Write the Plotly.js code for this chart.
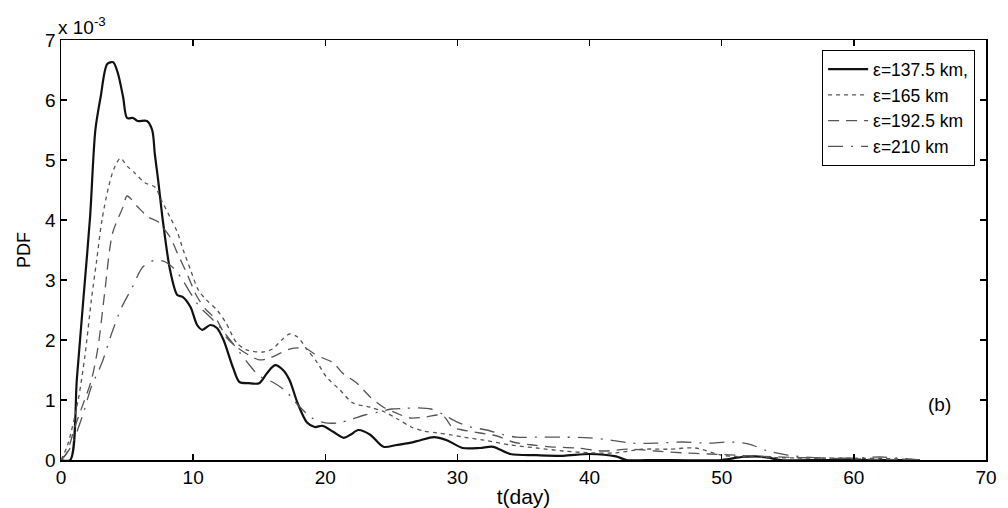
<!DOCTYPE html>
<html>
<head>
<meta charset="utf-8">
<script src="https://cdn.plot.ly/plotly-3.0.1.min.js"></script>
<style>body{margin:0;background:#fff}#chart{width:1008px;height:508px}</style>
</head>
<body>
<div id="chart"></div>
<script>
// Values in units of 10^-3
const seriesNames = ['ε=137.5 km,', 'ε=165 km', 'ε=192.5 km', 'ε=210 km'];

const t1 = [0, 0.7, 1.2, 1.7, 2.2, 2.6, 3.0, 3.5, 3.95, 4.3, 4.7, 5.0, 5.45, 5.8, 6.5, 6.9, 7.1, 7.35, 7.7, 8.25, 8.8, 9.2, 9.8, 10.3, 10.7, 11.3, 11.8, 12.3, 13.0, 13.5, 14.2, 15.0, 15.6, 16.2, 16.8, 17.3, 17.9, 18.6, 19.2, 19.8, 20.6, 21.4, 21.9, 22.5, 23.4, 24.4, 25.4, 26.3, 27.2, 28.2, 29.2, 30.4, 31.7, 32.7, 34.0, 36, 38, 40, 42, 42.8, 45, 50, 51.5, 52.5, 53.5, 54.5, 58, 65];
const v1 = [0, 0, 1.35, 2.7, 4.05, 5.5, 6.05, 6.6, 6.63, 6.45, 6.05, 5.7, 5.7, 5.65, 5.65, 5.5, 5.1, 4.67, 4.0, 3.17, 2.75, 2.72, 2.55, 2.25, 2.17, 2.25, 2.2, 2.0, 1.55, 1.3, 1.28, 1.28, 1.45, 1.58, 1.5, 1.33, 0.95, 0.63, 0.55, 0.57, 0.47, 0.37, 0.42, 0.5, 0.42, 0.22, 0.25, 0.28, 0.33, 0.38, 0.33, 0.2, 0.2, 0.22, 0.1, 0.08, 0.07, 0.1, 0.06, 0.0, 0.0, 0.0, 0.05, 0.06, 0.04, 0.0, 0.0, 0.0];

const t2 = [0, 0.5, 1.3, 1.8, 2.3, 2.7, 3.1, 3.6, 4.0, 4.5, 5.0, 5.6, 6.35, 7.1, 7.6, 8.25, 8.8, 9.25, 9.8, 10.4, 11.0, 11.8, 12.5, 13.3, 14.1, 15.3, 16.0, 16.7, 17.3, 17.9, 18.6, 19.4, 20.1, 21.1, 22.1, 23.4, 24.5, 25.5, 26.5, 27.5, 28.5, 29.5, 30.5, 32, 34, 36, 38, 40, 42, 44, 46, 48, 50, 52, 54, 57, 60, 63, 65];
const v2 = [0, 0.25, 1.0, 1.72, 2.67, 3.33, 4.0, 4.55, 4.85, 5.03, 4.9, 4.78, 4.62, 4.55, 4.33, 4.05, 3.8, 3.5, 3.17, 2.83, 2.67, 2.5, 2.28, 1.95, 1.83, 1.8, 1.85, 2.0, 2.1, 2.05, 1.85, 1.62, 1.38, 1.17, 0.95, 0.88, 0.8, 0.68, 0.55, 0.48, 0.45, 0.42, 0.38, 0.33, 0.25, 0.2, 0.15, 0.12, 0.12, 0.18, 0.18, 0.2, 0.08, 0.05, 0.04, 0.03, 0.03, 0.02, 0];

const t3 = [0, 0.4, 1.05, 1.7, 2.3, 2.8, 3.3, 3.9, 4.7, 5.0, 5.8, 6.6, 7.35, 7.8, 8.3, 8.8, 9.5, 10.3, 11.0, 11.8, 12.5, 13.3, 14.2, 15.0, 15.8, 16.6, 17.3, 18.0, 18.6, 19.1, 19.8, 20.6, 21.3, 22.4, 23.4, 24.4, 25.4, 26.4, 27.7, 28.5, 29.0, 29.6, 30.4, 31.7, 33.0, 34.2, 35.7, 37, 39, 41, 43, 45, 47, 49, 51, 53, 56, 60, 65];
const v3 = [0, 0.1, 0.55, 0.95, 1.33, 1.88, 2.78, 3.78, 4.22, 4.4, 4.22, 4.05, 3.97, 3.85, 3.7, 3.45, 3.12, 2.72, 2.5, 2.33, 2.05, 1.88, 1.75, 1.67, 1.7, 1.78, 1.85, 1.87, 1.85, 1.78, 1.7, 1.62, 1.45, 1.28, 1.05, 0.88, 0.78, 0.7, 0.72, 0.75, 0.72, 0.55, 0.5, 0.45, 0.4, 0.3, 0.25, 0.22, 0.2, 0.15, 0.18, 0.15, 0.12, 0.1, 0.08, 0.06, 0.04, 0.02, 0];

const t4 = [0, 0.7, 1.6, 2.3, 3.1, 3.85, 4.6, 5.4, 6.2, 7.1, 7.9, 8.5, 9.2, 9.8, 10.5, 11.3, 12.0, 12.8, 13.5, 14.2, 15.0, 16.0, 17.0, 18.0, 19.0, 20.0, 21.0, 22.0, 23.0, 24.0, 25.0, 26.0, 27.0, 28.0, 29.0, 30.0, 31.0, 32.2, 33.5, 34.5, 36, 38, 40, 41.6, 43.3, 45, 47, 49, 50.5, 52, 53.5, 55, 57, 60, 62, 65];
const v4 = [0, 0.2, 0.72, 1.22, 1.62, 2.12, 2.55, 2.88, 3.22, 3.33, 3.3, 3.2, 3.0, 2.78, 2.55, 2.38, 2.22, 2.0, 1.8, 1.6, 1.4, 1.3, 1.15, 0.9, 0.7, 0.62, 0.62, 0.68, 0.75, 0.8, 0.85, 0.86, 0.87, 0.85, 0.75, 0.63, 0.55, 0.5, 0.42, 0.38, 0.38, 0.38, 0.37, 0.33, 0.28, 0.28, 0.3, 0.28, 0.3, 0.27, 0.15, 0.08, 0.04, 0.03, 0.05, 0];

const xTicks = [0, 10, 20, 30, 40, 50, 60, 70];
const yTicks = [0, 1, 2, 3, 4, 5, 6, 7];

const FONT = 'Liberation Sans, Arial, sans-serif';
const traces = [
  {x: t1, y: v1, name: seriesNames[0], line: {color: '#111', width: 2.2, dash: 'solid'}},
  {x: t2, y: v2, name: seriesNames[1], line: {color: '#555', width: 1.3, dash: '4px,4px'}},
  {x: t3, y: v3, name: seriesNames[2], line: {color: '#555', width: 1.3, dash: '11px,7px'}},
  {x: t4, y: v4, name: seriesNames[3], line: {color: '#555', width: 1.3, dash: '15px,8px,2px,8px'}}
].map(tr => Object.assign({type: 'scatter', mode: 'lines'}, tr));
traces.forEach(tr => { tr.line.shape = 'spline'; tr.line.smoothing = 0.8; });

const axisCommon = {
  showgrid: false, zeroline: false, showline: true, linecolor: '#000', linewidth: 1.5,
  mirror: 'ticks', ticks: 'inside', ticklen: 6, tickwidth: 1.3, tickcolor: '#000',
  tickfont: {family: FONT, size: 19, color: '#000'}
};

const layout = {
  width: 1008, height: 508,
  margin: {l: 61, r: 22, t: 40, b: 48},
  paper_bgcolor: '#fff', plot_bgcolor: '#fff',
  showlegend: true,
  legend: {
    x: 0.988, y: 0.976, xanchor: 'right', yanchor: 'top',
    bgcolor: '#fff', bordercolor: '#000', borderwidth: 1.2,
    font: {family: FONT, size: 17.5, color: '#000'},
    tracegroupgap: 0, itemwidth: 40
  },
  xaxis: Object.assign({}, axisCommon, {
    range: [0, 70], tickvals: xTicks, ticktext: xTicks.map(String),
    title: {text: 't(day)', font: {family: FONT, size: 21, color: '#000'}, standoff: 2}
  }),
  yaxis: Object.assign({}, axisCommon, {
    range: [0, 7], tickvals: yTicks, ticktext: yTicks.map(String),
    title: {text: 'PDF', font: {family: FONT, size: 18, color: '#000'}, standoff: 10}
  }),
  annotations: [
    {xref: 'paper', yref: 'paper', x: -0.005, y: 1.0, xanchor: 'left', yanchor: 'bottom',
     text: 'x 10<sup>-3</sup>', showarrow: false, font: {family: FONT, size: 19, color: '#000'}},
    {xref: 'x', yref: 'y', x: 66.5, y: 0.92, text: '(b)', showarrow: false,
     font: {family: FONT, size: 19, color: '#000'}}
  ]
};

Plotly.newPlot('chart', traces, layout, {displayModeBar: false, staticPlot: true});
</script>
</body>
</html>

----

*EXERCISE REQUIREMENTS*
Take the lines from the start of the material to the line with "const seriesNames = ['ε=137.5", both included, and transcribe them exactly without the pictures.

*FULL ANSWER*
Write the Plotly.js code for this chart.
<!DOCTYPE html>
<html>
<head>
<meta charset="utf-8">
<script src="https://cdn.plot.ly/plotly-3.0.1.min.js"></script>
<style>body{margin:0;background:#fff}#chart{width:1008px;height:508px}</style>
</head>
<body>
<div id="chart"></div>
<script>
// Values in units of 10^-3
const seriesNames = ['ε=137.5 km,', 'ε=165 km', 'ε=192.5 km', 'ε=210 km'];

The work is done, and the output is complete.